YOUR INSTRUCTIONS: Leave out the pictures and set down exactly the lines from the start of the listing through the one with "-0.17, -0.88, -1.19]", both included.
### INFORMATION PROVIDED ###
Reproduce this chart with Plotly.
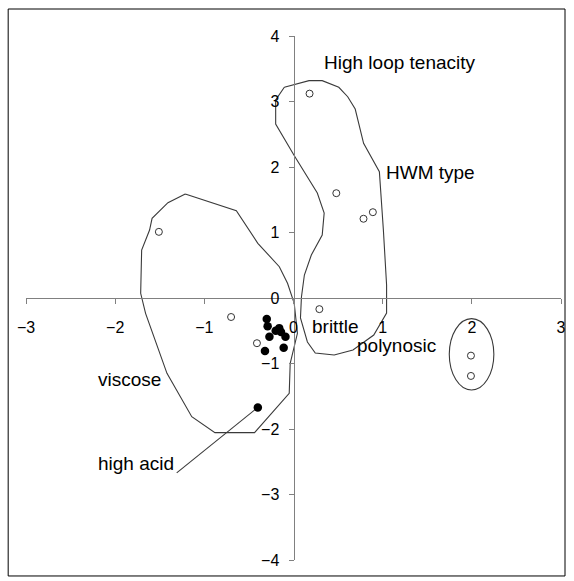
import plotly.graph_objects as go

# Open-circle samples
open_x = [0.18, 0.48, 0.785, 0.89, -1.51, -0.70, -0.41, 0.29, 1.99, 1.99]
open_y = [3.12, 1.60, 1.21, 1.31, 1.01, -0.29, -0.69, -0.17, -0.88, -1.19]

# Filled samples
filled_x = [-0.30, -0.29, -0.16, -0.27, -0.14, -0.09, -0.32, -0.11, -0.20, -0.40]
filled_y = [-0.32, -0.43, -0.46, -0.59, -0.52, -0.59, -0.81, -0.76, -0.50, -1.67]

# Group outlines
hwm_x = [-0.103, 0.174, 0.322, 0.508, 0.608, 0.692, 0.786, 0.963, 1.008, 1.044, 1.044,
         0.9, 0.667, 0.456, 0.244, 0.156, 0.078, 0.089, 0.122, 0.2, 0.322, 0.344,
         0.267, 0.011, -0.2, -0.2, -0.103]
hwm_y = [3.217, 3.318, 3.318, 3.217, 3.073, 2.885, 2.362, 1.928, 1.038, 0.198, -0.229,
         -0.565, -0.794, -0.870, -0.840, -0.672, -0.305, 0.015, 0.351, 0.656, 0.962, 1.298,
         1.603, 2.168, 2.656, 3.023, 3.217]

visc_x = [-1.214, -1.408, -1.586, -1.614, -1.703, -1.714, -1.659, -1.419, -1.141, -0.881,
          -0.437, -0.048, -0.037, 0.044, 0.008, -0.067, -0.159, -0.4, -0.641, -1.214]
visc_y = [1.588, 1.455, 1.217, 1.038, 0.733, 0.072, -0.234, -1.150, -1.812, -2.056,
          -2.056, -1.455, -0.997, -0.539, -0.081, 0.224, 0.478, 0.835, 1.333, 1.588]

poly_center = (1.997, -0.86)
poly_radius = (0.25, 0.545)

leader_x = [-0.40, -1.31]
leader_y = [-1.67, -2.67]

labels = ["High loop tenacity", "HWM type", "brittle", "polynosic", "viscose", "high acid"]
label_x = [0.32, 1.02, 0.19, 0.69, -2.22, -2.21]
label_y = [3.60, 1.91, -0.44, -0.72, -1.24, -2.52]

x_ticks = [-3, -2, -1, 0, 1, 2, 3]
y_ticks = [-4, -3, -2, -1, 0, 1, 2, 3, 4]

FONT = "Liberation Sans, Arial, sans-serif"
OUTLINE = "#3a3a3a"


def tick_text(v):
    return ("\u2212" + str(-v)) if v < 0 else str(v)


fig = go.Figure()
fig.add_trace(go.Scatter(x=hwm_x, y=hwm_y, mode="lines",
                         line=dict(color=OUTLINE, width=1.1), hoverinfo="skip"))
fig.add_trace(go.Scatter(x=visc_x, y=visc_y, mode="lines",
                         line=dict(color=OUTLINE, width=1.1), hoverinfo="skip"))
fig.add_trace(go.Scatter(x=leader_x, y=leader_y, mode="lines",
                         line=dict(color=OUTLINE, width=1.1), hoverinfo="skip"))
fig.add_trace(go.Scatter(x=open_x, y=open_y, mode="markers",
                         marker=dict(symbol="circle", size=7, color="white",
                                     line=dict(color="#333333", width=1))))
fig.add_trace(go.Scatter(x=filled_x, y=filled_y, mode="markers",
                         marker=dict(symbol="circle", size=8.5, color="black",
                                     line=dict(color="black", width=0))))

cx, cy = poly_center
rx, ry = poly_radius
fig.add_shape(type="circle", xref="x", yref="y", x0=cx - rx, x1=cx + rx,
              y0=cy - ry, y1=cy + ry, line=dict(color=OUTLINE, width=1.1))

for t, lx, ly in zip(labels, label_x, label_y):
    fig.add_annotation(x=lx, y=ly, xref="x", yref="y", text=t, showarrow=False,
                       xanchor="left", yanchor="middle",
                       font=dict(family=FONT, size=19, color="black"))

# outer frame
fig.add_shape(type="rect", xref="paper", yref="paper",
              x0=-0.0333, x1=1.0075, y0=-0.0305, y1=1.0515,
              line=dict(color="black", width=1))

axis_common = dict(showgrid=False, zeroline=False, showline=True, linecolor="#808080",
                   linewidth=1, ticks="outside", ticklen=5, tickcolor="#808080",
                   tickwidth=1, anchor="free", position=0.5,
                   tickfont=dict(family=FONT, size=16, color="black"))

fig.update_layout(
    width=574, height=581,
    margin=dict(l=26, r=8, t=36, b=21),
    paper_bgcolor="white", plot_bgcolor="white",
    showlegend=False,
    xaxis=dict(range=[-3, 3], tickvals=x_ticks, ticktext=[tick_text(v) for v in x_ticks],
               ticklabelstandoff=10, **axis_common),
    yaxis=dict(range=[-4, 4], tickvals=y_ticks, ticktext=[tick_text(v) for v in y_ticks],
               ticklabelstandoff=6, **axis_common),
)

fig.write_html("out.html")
###
SOLUTION TO THE EXERCISE:
Reproduce this chart with Plotly.
import plotly.graph_objects as go

# Open-circle samples
open_x = [0.18, 0.48, 0.785, 0.89, -1.51, -0.70, -0.41, 0.29, 1.99, 1.99]
open_y = [3.12, 1.60, 1.21, 1.31, 1.01, -0.29, -0.69, -0.17, -0.88, -1.19]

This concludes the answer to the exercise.